Diamond Coatings offer ITO coatings in an extensive range of thicknesses and sheet resistances. The question is, what is ITO sheet resistance and why does it matter? Here’s everything you need to know…

What is Sheet Resistance?

Expressed not in ohms (Ω) like a material’s resistivity but in ohms per square (ohms/sq. or Ω/sq.), sheet resistance is defined as the measurement of thin, nominally uniform (thickness) films’ resistance.

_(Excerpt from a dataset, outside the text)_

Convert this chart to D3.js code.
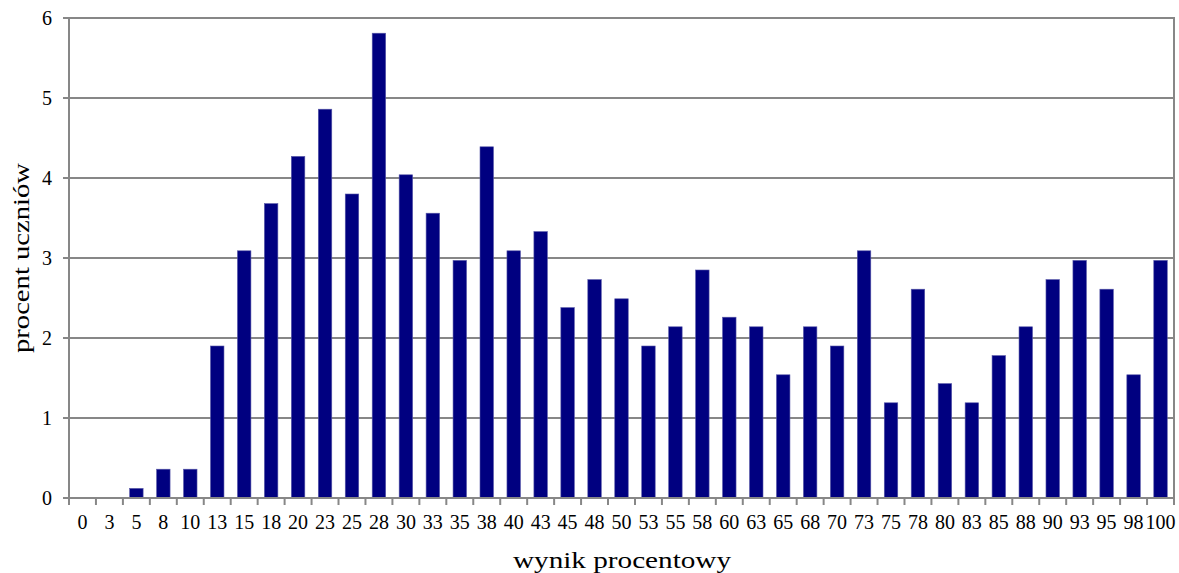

Commonly used to characterise the uniformity (a factor of importance in terms of quality assurance) of a semi-conductive or conductive coating/material, it:

  • Can be measured either indirectly by use of non-contact eddy current system testing devices or directly via four terminal/probe sensing.
  • Does not vary under film contact scaling (unlike resistivity), which basically means that the actual resistance of a sheet/film with a sheet resistance of, for example, 30 Ω/sq. is, irrespective of the sheet’s size, 30 Ω.

The latter allows sheet resistance to be used to compare devices’ electrical properties even if their sizes differ significantly.

So, why does ITO Sheet Resistance Matter?

Highly conductive and optically clear, ITO coatings are vacuum deposited onto diverse glass, and plastic substrates (i.e. polycarbonate, PEN/PET films, acrylic) for a multitude of commercial, industrial and R&D applications like, for instance:

  • Touch screens/panels
  • Thin film photovoltaics
  • Solar cells
  • Smart windows
  • Shielding (EMI, RFI, ESD)
  • Polymer-based electronics
  • Plasma displays
  • Liquid crystal displays
  • Heater windows
  • Glass doors (i.e. supermarket freezers)
  • Flat-panel displays
  • Electroluminescent lamps
  • Architectural windows (conversation of energy)
  • Antistatic coatings and more

These applications obviously all require different conductivity levels and the greater the sheet resistance of an ITO coating is, the lower its conductivity will be (and vice versa) – which is, of course, why ITO sheet resistance matters.

The sheet resistance of ITO coatings varies with the coatings’ thickness – the greater the thickness, the lower the resulting sheet resistance – we therefore produce these coatings in varying thicknesses to cater for diverse applications’ different conductivity requirements,

What About Transparency?

Different thickness/resistances do have an impact on the transmission in the visible, but this effect is generally inconsequential. It should, however, be noted that within the range of near-infra red wavelengths, increasing thickness can result in a significant drop in transmission rates.